В громадных фондах Ленинской библиотеки есть губернские «Памятные книги». Одну из них никто не тронул за сто с лишком лет; другую исчеркал чей-то карандаш. Первое говорит о том, что нет типографского издания, которое когда-нибудь да не понадобилось бы; второе — о том, что иного читателя не жаль поколотить.
Итак, местечко Кейданы: 47 верст от губернского города; пять тысяч жителей; сплавная речка Невяж, приток Немана; «заводы тонкорунных овец особенно замечательны в имении м. Кейданы графа Мариана Станиславовича Чапского». Сей же Мариан опекал и кейданскую гимназию.
Оттуда, из Кейдан, Иван Иванов, как уже сказано, подался в Петербург, а год спустя переметнулся в Москву. Год спустя… Но что было в тот год с Иваном Ивановым? Ни один источник, ни один комментатор, ни один исследователь нечаевщины ответа не дали.
Повторяем, нам важно все, до крохи, относящееся к этому молодому человеку. Случалось услышать: бросьте тратить время на мелочные разыскания; ну, не Иван Иванов, так другой или третий очутился бы на свою погибель в полутемном гроте Петровского леса: какая разница?
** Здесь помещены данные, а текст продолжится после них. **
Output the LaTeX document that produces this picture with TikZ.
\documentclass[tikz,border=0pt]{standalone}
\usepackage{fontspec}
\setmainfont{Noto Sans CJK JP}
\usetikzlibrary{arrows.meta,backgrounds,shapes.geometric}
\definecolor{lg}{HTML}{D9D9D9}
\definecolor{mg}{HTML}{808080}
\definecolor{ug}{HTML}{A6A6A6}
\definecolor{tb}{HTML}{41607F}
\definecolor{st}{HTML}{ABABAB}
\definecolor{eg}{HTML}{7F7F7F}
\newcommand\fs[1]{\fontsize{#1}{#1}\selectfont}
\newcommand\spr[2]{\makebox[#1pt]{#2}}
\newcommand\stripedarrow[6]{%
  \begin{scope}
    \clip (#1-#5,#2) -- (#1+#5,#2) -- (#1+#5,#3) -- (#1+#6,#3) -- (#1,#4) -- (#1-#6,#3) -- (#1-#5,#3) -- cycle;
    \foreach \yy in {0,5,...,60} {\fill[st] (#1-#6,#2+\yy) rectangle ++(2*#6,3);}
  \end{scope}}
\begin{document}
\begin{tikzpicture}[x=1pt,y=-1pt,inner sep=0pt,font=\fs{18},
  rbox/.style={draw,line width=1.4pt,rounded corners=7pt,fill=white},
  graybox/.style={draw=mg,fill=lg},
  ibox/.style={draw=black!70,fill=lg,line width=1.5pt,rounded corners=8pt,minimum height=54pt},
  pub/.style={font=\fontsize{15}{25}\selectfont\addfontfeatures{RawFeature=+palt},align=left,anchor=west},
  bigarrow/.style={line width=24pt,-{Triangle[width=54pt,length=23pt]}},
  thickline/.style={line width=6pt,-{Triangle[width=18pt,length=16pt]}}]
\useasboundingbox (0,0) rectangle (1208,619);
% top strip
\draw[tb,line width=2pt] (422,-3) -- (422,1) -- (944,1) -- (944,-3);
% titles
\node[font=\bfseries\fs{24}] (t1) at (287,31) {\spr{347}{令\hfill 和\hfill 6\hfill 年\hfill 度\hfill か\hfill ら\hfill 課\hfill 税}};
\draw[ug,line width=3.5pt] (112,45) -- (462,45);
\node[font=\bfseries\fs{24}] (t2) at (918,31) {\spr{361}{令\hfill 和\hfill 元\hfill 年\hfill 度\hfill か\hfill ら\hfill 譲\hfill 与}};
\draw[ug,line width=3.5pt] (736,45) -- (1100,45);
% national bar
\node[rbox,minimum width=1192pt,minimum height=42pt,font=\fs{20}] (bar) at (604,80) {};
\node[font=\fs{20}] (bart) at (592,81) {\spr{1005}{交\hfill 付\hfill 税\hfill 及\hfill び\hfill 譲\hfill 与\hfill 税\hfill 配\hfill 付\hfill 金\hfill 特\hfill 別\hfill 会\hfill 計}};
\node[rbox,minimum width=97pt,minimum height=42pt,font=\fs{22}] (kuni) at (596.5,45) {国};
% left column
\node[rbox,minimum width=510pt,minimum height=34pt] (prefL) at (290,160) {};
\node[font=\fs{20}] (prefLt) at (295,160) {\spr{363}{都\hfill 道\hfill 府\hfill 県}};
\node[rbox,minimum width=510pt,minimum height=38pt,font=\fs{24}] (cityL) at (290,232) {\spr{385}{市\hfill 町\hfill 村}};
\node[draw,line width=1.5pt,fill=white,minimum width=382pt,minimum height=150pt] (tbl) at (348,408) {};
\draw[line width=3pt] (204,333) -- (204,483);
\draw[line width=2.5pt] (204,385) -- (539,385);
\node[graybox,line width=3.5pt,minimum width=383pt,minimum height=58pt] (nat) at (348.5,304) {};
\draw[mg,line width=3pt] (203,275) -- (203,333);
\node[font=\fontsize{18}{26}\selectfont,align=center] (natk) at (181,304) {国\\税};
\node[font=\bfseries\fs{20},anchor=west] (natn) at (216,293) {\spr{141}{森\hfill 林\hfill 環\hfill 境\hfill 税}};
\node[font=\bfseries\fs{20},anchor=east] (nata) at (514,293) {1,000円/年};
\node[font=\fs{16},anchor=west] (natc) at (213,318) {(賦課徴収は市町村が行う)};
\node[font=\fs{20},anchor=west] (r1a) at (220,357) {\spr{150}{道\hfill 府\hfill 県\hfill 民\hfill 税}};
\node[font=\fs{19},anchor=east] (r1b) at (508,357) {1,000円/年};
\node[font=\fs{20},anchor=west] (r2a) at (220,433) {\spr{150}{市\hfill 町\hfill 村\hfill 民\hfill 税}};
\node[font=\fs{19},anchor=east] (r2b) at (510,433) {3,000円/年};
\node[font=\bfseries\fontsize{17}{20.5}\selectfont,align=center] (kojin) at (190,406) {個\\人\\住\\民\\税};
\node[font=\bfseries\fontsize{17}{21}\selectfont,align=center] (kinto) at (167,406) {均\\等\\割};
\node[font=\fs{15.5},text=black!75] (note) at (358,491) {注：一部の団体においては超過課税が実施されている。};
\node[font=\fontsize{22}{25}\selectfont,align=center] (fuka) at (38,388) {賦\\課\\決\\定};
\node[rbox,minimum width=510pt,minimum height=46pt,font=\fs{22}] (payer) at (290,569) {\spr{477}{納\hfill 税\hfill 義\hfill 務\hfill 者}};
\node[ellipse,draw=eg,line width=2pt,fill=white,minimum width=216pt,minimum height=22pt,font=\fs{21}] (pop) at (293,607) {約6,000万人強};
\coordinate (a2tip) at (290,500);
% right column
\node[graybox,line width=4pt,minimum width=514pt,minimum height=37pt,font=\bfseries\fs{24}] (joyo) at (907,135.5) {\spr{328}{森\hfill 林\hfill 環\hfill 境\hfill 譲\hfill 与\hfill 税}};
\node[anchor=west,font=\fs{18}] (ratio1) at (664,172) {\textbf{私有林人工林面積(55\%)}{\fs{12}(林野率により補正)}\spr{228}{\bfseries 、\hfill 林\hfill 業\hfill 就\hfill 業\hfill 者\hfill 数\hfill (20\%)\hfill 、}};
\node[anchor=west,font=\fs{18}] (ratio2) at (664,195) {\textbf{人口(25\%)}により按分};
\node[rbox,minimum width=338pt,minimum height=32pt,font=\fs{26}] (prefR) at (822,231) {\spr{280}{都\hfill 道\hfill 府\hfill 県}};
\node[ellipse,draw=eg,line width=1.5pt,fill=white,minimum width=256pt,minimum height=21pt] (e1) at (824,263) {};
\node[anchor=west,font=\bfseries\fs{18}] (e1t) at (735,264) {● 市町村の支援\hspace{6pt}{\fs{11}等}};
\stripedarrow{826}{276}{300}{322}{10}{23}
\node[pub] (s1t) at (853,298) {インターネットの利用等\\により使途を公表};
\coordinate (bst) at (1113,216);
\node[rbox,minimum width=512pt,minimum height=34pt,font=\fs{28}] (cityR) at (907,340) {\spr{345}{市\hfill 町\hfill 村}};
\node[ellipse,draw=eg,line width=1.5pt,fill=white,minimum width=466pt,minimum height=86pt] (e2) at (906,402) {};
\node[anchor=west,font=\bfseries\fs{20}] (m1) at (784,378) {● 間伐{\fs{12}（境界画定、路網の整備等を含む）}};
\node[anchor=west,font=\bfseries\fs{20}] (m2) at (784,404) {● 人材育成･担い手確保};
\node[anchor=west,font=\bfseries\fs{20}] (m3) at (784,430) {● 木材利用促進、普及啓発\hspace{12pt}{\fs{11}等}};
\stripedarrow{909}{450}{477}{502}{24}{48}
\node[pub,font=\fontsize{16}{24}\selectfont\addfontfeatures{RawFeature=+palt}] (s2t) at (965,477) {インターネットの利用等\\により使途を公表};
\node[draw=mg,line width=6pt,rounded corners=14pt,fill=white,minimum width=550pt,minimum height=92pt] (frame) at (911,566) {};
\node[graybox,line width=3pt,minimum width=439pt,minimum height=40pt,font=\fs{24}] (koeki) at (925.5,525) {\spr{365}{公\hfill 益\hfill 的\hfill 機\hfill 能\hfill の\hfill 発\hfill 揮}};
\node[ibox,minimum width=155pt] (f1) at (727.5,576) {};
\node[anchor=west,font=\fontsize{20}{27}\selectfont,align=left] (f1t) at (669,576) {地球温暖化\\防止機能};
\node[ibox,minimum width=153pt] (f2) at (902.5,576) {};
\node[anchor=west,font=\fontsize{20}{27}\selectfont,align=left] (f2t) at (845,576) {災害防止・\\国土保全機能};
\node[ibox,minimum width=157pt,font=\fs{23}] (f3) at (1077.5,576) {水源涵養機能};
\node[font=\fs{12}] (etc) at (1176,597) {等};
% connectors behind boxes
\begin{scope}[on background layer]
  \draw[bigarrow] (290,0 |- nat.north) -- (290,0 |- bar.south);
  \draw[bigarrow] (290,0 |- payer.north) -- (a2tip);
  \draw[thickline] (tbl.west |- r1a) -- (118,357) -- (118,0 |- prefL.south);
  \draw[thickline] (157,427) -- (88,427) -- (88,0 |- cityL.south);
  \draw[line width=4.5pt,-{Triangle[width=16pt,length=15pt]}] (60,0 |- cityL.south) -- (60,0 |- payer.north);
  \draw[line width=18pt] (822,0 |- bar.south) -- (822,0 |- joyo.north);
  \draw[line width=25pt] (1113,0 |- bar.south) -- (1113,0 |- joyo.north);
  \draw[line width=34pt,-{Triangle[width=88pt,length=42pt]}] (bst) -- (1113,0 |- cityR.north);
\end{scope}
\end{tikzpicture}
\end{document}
Оно и верно, но есть же, есть душевная потребность обозначить не только типическое в типичных обстоятельствах, а и вглядеться, сострадая, в лик конкретный, этот, как говаривал Гегель. И есть нравственная потребность воспротивиться тому, что убийца застит свою жертву. А ведь именно так и бывает чаще всего. Нет, не убиваешь время, собирая все, до крохи, относящееся к убитому; напротив, посильно сокращаешь, укорачиваешь жестокую несправедливость глухого забвения.